| TASK STATEMENT |
Copy each line that has the string "this" somewhere in it.

| THE DATA |
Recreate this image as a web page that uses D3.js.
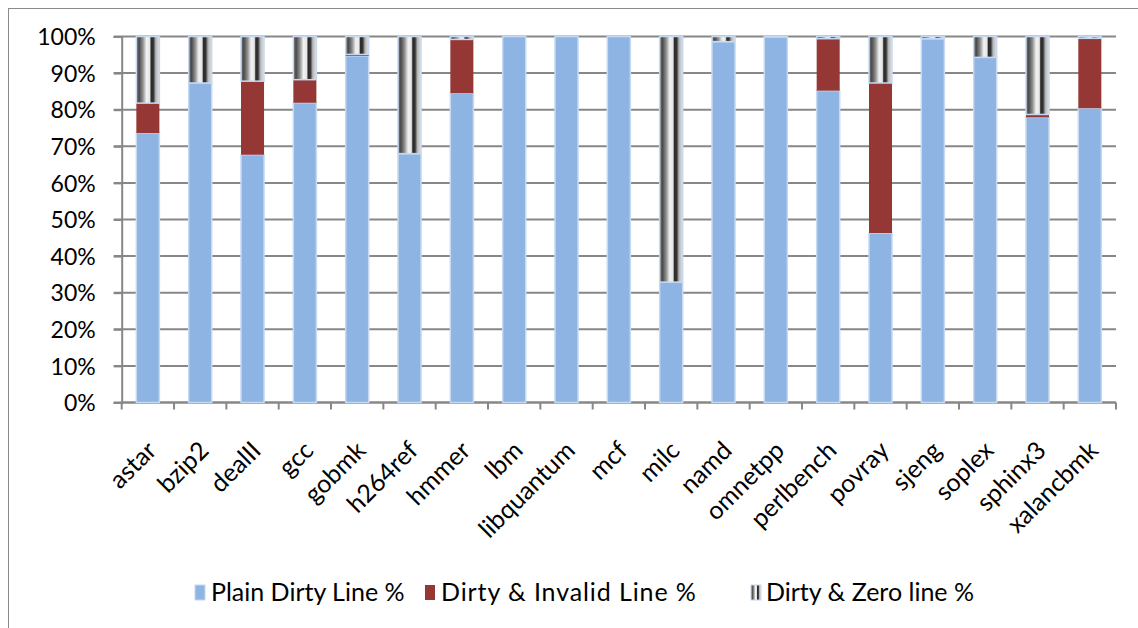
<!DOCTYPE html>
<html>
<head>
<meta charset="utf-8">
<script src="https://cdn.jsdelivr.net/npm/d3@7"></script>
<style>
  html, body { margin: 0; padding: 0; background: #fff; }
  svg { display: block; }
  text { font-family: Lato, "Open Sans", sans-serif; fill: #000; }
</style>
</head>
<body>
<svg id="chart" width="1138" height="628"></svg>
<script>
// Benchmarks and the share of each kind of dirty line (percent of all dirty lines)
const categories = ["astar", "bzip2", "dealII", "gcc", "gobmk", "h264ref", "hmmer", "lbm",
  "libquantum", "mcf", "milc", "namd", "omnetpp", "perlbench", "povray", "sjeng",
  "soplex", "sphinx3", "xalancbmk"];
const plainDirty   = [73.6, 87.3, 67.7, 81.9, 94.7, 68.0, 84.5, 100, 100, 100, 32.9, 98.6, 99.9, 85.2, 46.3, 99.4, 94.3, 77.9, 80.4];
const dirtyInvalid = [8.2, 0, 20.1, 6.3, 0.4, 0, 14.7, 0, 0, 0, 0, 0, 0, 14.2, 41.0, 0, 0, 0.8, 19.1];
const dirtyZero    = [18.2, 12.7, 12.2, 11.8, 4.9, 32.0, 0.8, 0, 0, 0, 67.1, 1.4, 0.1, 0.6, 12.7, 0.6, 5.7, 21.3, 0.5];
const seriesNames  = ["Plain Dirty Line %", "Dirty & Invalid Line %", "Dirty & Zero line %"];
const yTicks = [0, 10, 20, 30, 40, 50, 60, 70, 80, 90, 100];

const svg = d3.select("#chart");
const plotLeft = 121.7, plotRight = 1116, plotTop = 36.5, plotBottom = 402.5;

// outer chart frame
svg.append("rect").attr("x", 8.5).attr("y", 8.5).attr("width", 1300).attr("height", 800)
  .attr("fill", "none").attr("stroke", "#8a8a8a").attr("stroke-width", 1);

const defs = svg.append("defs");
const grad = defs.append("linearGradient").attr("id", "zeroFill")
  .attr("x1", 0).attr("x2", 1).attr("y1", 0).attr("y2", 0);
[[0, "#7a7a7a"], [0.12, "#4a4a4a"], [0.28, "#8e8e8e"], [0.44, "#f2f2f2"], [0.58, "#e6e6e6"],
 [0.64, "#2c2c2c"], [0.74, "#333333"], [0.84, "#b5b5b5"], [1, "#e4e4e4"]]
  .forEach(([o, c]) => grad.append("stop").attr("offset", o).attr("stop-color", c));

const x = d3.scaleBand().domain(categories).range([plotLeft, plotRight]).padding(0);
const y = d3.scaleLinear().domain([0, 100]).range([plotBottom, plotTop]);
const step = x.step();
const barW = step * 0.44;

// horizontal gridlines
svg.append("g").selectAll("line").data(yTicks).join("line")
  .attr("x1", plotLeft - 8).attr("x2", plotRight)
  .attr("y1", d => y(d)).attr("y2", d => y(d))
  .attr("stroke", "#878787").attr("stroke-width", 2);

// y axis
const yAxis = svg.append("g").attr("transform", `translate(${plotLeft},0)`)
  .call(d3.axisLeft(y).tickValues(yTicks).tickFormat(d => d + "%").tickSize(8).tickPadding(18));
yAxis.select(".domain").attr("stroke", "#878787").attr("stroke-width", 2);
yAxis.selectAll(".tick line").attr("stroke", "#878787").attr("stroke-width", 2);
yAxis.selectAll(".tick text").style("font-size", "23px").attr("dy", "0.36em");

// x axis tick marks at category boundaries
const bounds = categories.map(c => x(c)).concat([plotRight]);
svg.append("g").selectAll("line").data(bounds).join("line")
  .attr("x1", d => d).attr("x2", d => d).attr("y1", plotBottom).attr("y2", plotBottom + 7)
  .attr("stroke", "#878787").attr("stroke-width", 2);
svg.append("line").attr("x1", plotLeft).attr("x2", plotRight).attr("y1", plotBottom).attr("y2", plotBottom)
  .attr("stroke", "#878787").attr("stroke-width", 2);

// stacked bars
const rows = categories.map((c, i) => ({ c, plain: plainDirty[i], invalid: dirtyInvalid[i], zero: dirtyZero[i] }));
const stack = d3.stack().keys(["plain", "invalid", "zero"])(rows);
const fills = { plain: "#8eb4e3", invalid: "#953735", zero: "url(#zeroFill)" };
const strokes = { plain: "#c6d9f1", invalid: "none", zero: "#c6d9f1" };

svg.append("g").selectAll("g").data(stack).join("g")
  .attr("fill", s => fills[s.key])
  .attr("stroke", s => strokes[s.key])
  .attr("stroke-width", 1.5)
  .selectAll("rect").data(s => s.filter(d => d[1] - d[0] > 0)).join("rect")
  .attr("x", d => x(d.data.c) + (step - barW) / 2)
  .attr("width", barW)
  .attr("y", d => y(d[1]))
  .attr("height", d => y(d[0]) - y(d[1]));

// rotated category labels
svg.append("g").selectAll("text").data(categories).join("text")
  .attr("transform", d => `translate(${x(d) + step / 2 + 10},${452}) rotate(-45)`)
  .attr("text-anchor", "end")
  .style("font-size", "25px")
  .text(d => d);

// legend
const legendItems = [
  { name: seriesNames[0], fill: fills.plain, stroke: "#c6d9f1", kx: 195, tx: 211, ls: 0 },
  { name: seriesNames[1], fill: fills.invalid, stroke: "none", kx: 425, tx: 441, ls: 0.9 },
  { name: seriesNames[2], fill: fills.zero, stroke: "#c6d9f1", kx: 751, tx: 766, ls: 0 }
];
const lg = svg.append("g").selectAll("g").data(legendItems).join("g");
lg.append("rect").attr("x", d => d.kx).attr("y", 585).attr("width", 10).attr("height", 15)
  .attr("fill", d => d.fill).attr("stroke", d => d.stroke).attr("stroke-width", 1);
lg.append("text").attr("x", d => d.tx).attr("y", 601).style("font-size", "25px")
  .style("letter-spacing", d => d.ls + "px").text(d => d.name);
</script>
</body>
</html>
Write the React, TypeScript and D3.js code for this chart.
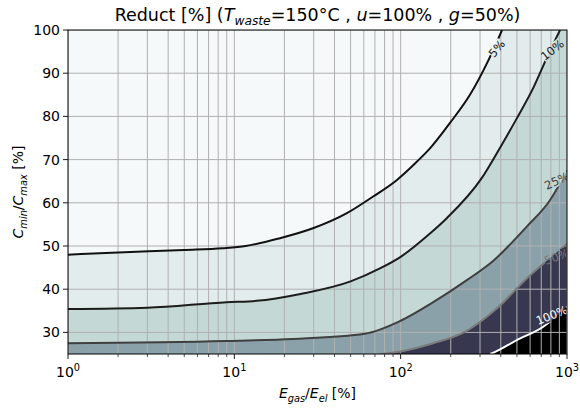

| CORRECT RESULT |
Recreate this image as a web page that uses D3.js.
Write the React, TypeScript and D3.js code for this chart.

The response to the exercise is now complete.